ROLE OF PRIVATE CITIZENS

The second thing that the Finance Minister needs to do with this 'Duppy Policy' is to indicate the role that he envisages for private citizens. I want to suggest that the most critical stakeholder in the economic and social life of the country is not the state ­ crucial though that is; it is not the Private Sector Organisation of Jamaica ­ as important as that is; and it is not foreign direct investment ­ as necessary as that may be.

The Finance Minister was quite articulate about the role of the state, the private sector and foreign investment in facilitating growth. The way in which he seems to consider the private citizens is simply as recipients of social services, though, in my view, they are the most critical stake-holders.

Now, we may love hand-outs and there is certainly unemployment, poverty and limited access to education and training. However, there are more progressive ways in which to link private citizens to social policy than to use the old, tired terms of reducing unemployment and poverty, because in them, citizens are only statistical figures.
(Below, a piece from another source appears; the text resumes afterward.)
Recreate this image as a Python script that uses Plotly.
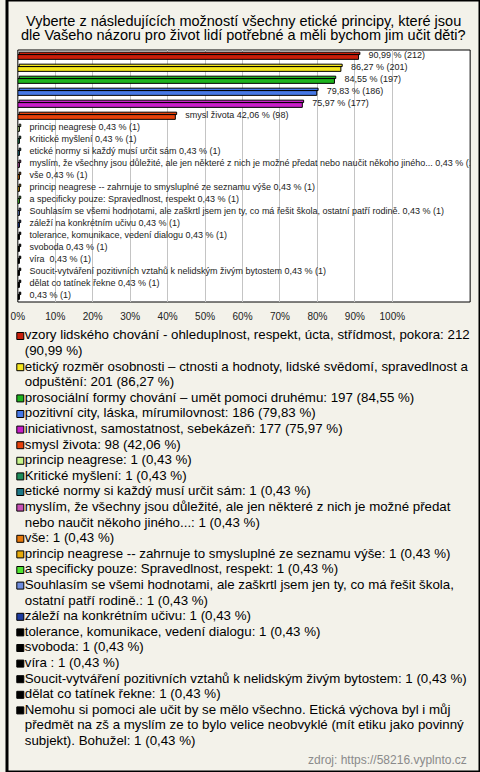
import plotly.graph_objects as go

# ---------------- data ----------------
title_lines = [
    "Vyberte z následujících možností všechny etické principy, které jsou",
    "dle Vašeho názoru pro život lidí potřebné a měli bychom jim učit děti?",
]

categories = [
    "vzory lidského chování - ohleduplnost, respekt, úcta, střídmost, pokora",
    "etický rozměr osobnosti – ctnosti a hodnoty, lidské svědomí, spravedlnost a odpuštění",
    "prosociální formy chování – umět pomoci druhému",
    "pozitivní city, láska, mírumilovnost",
    "iniciativnost, samostatnost, sebekázeň",
    "smysl života",
    "princip neagrese",
    "Kritické myšlení",
    "etické normy si každý musí určit sám",
    "myslím, že všechny jsou důležité, ale jen některé z nich je možné předat nebo naučit někoho jiného...",
    "vše",
    "princip neagrese -- zahrnuje to smysluplné ze seznamu výše",
    "a specificky pouze: Spravedlnost, respekt",
    "Souhlasím se všemi hodnotami, ale zaškrtl jsem jen ty, co má řešit škola, ostatní patří rodině.",
    "záleží na konkrétním učivu",
    "tolerance, komunikace, vedení dialogu",
    "svoboda",
    "víra ",
    "Soucit-vytváření pozitivních vztahů k nelidským živým bytostem",
    "dělat co tatínek řekne",
    "Nemohu si pomoci ale učit by se mělo všechno. Etická výchova byl i můj předmět na zš a myslím ze to bylo velice neobvyklé (mít etiku jako povinný subjekt). Bohužel",
]

counts = [212, 201, 197, 186, 177, 98, 1, 1, 1, 1, 1, 1, 1, 1, 1, 1, 1, 1, 1, 1, 1]
percents = [90.99, 86.27, 84.55, 79.83, 75.97, 42.06, 0.43, 0.43, 0.43, 0.43, 0.43,
            0.43, 0.43, 0.43, 0.43, 0.43, 0.43, 0.43, 0.43, 0.43, 0.43]

# whether the in-chart label repeats the category name
label_shows_name = [False] * 5 + [True] * 15 + [False]

colors = [
    "#c81e0a", "#f5e61e", "#1eb41e", "#4678e6", "#c81ec8", "#e6410a",
    "#c8f58c", "#1e8c5a", "#1e7887", "#c850b4", "#e6780a", "#e6aa0a",
    "#50e632", "#6e8cdc", "#1e3ca0", "#000000", "#000000", "#000000",
    "#000000", "#000000", "#000000",
]

tick_values = [0, 10, 20, 30, 40, 50, 60, 70, 80, 90, 100]
tick_labels = [f"{v}%" for v in tick_values]

source_text = "zdroj: https://58216.vyplnto.cz"

# ---------------- helpers ----------------
W, H = 480, 772
PAPER = "#f3f2ea"
FONT = "Liberation Sans, Arial, sans-serif"


def cz(p):
    return f"{p:.2f}".replace(".", ",")


NARROW = {" ": .278, "i": .222, "í": .278, "l": .222, "j": .222, "t": .278, "f": .278,
          "r": .333, "ř": .333, ",": .278, ".": .278, ":": .278, "(": .333, ")": .333,
          "-": .333, "/": .278, "m": .833, "w": .722, "%": .889, "s": .5, "š": .5,
          "c": .5, "č": .5, "k": .5, "v": .5, "x": .5, "y": .5, "ý": .5, "z": .5,
          "ž": .5, "K": .667, "S": .667, "N": .722, "E": .667, "B": .667, "V": .667,
          "ú": .556, "ů": .556}


def text_em(s):
    return sum(NARROW.get(ch, .556) for ch in s)


def wrap(s, max_em=33.8):
    words = s.split(" ")
    lines, cur = [], ""
    for w in words:
        cand = w if cur == "" else cur + " " + w
        if cur and text_em(cand) > max_em:
            lines.append(cur)
            cur = w
        else:
            cur = cand
    lines.append(cur)
    return lines


bar_text = []
for name, n, p, show in zip(categories, counts, percents, label_shows_name):
    val = f"{cz(p)} % ({n})"
    bar_text.append("\u00a0" * 4 + (f"{name} {val}" if show else val))

idx = list(range(len(categories)))

fig = go.Figure()

# front face of each (pseudo-3D) bar
fig.add_trace(go.Bar(
    x=percents, y=idx, orientation="h",
    marker=dict(color=colors, line=dict(color="#000000", width=1)),
    width=0.40, offset=-0.12,
    showlegend=False, hoverinfo="skip",
))
# top face, slightly skewed to the right
fig.add_trace(go.Bar(
    x=percents, y=idx, orientation="h", base=0.35,
    marker=dict(color=colors, line=dict(color="#000000", width=1)),
    width=0.20, offset=-0.32,
    showlegend=False, hoverinfo="skip",
))
# value labels just right of each bar
fig.add_trace(go.Scatter(
    x=percents, y=idx, mode="text", text=bar_text, textposition="middle right",
    textfont=dict(size=9, color="#222222", family=FONT), cliponaxis=True,
    showlegend=False, hoverinfo="skip",
))

# ---- legend built as a list under the chart ----
LEG_TOP = 336.0
LEG_STEP = 15.6
sq_y, line_x, line_y, line_t = [], [], [], []
k = 0
for name, n, p in zip(categories, counts, percents):
    lines = wrap(f"{name}: {n} ({cz(p)} %)")
    sq_y.append(LEG_TOP + k * LEG_STEP)
    for ln in lines:
        line_y.append(LEG_TOP + k * LEG_STEP)
        line_t.append(ln)
        line_x.append(18)
        k += 1

fig.add_trace(go.Scatter(
    x=[13.5] * len(sq_y), y=sq_y, mode="markers", xaxis="x2", yaxis="y2",
    marker=dict(symbol="square", size=7, color=colors, line=dict(color="#000000", width=1)),
    showlegend=False, hoverinfo="skip", cliponaxis=False,
))
fig.add_trace(go.Scatter(
    x=line_x, y=line_y, mode="text", text=line_t, textposition="middle right",
    xaxis="x2", yaxis="y2", textfont=dict(size=13.3, color="#000000", family=FONT),
    showlegend=False, hoverinfo="skip", cliponaxis=False,
))

PL, PR, PT, PB = 11, 470, 50, 302
xmax = 100 * (PR - PL) / (391 - PL)

fig.update_layout(
    width=W, height=H, autosize=False,
    margin=dict(l=0, r=0, t=0, b=0),
    paper_bgcolor=PAPER, plot_bgcolor=PAPER,
    font=dict(family=FONT, color="#000000"),
    showlegend=False, barmode="overlay",
    xaxis=dict(domain=[PL / W, PR / W], range=[0, xmax], tickvals=tick_values,
               ticktext=tick_labels, showgrid=True, gridcolor="#c4c4c4", gridwidth=1,
               zeroline=False, showline=False, ticks="outside", ticklen=5,
               tickcolor="rgba(0,0,0,0)", tickfont=dict(size=10, color="#222222", family=FONT),
               fixedrange=True),
    yaxis=dict(domain=[1 - PB / H, 1 - PT / H], range=[len(idx) - 0.5, -0.5],
               showticklabels=False, showgrid=False, zeroline=False, fixedrange=True),
    xaxis2=dict(domain=[0, 1], range=[0, W], visible=False, anchor="y2", fixedrange=True),
    yaxis2=dict(domain=[0, 1 - 320 / H], range=[H, 320], visible=False, anchor="x2",
                fixedrange=True),
    shapes=[
        dict(type="rect", xref="x domain", yref="y domain", x0=0, x1=1, y0=0, y1=1,
             fillcolor="#ffffff", line=dict(color="#000000", width=1), layer="below"),
        dict(type="rect", xref="paper", yref="paper", x0=0, x1=1, y0=0, y1=1,
             line=dict(color="#000000", width=3), layer="above"),
    ],
    annotations=[
        dict(text=title_lines[0], xref="paper", yref="paper", x=0.5, y=1 - 21 / H,
             xanchor="center", yanchor="middle", showarrow=False,
             font=dict(size=14.5, color="#000000", family=FONT)),
        dict(text=title_lines[1], xref="paper", yref="paper", x=0.5, y=1 - 35 / H,
             xanchor="center", yanchor="middle", showarrow=False,
             font=dict(size=14.5, color="#000000", family=FONT)),
        dict(text=source_text, xref="paper", yref="paper", x=469 / W, y=1 - 760 / H,
             xanchor="right", yanchor="middle", showarrow=False,
             font=dict(size=12, color="#8a8a8a", family=FONT)),
    ],
)

fig.write_html(
    "out.html",
    config={"displayModeBar": False, "staticPlot": True},
    post_script="document.body.style.margin='0';document.body.style.overflow='hidden';",
)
That older rhetoric should be replaced by the talk of facilitating empowerment. In this regard I must express my agreement with the Opposition Spokesman on Finance, who called for a clear policy on rural development. Mind you, there is also absent from the debate a clear policy on development in urban areas, which are trailing rural towns in desirable living condition levels. The energy and rhetoric of Government should be focused on creating space for our creativity to be expressed and on removing the structures (both physical and mental) that inhibit the power of citizens.

The Government, therefore, must be bold to name its economic policy for in that way private citizens may both understand it and find a role in it for themselves.